ENTRIES PROVIDED -
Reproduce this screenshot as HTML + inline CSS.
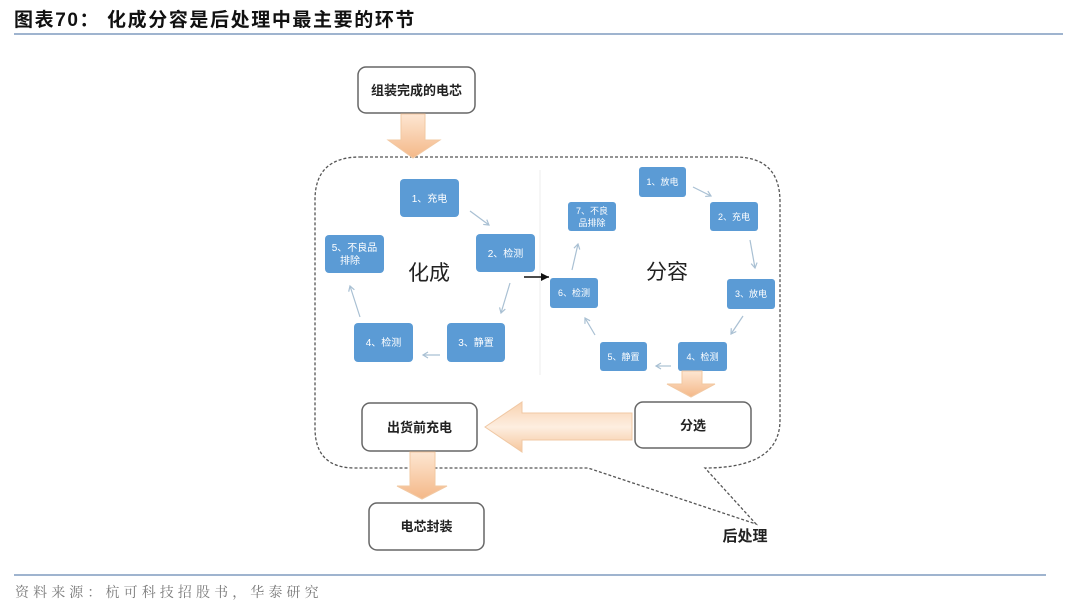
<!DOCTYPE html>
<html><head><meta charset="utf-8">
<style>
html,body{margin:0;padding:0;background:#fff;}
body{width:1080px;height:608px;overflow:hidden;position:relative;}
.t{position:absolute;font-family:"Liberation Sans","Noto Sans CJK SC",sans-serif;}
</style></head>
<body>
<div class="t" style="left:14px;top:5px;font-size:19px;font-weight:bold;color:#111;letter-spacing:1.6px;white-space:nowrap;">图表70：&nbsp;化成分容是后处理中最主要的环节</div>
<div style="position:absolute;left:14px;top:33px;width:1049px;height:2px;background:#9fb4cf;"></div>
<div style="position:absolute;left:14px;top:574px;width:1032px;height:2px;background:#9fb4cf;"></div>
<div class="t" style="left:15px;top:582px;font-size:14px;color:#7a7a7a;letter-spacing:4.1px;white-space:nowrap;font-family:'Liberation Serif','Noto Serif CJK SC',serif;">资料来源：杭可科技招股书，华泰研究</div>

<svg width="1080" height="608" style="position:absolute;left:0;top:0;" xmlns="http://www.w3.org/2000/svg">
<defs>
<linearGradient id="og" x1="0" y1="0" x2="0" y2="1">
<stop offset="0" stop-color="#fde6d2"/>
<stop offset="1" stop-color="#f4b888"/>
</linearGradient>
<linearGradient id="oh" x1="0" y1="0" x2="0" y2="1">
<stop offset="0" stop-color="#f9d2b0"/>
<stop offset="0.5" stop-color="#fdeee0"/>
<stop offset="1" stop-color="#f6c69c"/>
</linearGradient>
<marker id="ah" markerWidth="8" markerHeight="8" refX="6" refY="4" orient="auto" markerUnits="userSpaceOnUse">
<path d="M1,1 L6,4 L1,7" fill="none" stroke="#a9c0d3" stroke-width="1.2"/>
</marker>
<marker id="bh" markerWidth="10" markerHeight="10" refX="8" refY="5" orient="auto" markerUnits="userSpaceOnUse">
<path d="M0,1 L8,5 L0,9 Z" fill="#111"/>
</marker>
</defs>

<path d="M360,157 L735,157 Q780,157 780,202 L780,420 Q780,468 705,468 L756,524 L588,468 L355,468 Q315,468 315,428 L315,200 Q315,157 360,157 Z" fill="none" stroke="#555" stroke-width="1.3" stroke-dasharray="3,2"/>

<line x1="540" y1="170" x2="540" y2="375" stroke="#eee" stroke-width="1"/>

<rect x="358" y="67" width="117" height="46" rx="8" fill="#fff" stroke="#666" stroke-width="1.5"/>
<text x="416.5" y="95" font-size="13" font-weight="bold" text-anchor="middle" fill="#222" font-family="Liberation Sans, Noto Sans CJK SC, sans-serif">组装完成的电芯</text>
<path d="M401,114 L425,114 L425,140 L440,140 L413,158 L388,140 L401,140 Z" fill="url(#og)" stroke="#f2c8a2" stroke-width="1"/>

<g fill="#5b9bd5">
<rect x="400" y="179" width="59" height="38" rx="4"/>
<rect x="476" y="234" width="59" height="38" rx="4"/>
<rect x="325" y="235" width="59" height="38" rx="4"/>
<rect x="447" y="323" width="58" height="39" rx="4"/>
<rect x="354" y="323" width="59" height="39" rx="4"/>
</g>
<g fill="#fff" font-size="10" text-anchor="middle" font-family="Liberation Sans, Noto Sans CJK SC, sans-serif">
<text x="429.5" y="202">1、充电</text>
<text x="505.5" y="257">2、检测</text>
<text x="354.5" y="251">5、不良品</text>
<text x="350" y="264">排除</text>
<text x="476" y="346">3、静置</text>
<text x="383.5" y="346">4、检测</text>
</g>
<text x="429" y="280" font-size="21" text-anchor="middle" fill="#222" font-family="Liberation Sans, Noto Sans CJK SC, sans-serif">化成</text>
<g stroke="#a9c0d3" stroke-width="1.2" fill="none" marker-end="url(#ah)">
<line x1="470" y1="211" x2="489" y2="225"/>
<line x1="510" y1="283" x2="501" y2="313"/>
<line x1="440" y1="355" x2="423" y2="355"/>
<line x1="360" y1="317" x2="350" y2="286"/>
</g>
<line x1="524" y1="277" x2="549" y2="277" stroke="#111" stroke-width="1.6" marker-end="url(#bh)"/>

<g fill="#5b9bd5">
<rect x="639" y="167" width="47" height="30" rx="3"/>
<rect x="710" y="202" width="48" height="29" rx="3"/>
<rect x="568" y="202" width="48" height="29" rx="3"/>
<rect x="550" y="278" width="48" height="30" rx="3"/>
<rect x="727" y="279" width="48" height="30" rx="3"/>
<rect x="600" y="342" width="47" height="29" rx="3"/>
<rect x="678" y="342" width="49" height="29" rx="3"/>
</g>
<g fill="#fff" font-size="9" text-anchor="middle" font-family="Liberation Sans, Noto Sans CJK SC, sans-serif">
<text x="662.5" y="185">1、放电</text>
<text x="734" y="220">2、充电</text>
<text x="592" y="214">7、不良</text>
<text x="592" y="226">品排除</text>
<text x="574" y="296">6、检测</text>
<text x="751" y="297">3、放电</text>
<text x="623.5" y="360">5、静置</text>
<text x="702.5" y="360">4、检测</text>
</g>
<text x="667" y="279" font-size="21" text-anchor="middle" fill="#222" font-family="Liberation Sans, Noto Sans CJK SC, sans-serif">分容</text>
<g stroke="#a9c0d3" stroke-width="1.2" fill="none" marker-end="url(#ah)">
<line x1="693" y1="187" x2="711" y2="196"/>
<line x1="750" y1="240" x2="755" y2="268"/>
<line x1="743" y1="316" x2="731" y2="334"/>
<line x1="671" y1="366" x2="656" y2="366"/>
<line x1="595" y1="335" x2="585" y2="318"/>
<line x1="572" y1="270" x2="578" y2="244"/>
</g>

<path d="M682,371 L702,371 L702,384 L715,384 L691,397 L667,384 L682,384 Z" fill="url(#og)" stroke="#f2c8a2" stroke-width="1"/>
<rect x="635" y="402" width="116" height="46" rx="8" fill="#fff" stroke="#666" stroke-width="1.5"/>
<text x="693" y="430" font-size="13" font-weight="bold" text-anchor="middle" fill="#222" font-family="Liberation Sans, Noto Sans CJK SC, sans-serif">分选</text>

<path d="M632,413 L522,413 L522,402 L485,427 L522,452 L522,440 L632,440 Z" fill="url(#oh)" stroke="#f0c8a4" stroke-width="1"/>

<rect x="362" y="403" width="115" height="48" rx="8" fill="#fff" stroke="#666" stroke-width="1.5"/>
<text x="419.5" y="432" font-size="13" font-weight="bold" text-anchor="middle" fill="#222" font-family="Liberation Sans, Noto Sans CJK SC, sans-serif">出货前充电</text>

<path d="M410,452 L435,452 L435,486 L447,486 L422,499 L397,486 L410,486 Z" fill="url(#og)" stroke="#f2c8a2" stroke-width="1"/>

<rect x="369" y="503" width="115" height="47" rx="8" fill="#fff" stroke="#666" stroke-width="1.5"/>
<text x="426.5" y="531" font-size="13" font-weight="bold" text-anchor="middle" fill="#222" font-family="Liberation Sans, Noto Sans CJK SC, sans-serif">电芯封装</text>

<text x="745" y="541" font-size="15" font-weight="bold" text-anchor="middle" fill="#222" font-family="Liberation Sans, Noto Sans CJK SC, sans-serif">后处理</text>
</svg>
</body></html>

...

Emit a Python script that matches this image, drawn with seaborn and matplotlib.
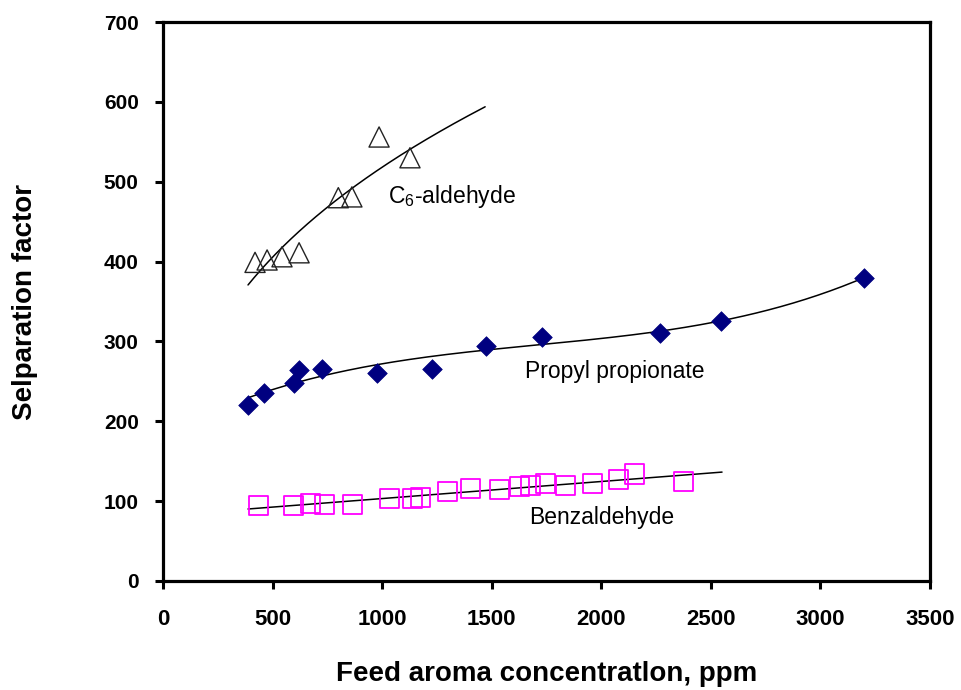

THE PROBLEM - Your task is to gather every line with the word "this" and copy it.

TASK ANSWER -
Reproduce this screenshot as HTML + inline CSS.
Emit a Python script that matches this image, drawn with seaborn and matplotlib.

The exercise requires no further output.